RHS Harvest Festival Show 6-7 October 

See, taste and buy mouth-watering produce at the RHS London Harvest Festival Show based at the RHS Lindley Halls, in central London. It’s a foodie feast celebrating the taste of autumn. The show is the perfect place to get ideas and inspiration on late summer gardening and growing fruit and vegetables. This year the show will return to the traditional harvest theme. Look out for seasonal displays, expert advice, apple-tasting and lots more.


Harrogate Autumn Flower – the highlights from 18-20 September

We were really excited to be invited to exhibit in the Plant Pavilion by the National Vegetable Society stand this year.
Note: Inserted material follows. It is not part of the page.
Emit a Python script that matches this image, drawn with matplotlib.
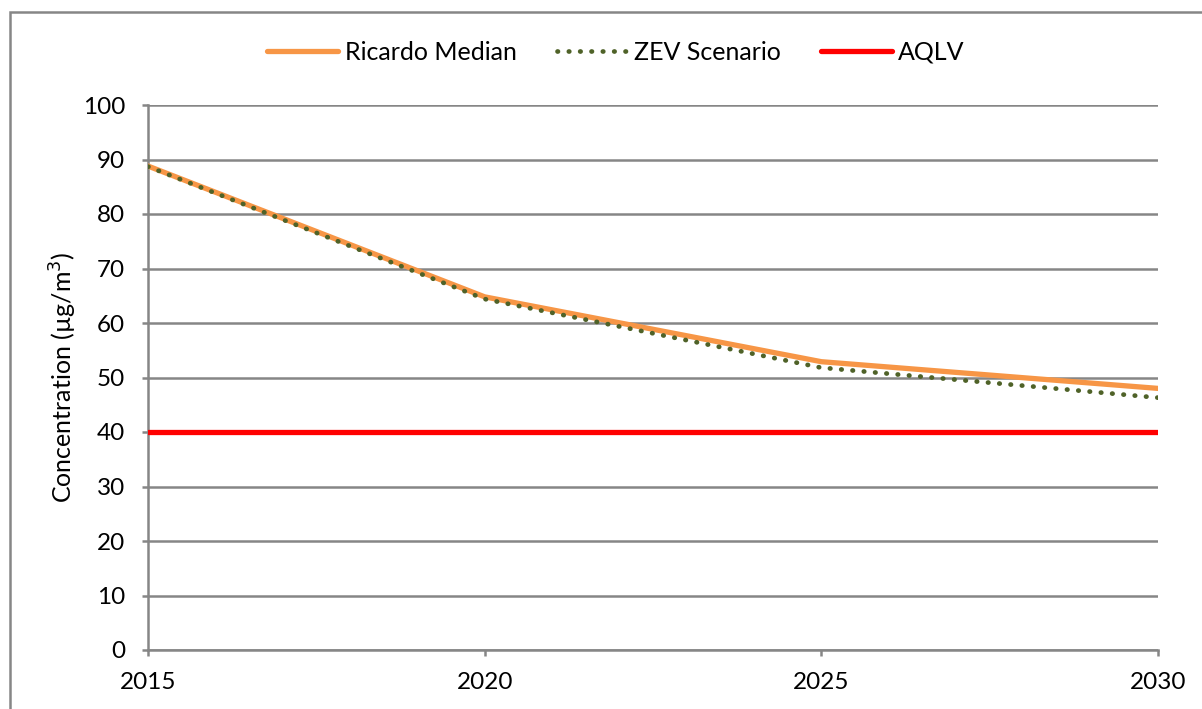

We wanted to encourage new-comers into growing vegetables - with some handy tips and advice, we were keen to get gardeners having a grow.  

At Marshalls we love exhibiting at this show. It's our opportunity to meet keen show visitors; experts and novices alike- and talk with new and old customers face-to-face finding out how their vegetable plots got on this season and offering tips on what they can try next year.

We had a range of seeds for show which visitors to the show were quickly purchasing from Friday on, and sets of our popular bulb vegetables onion 'Shakespeare'shallot 'Yellow Moon' and garlic 'Provence Wight' all of which can be planted now in the summer-warmed soil for great crops in June next year.

We’re looking forward to next year’s show already.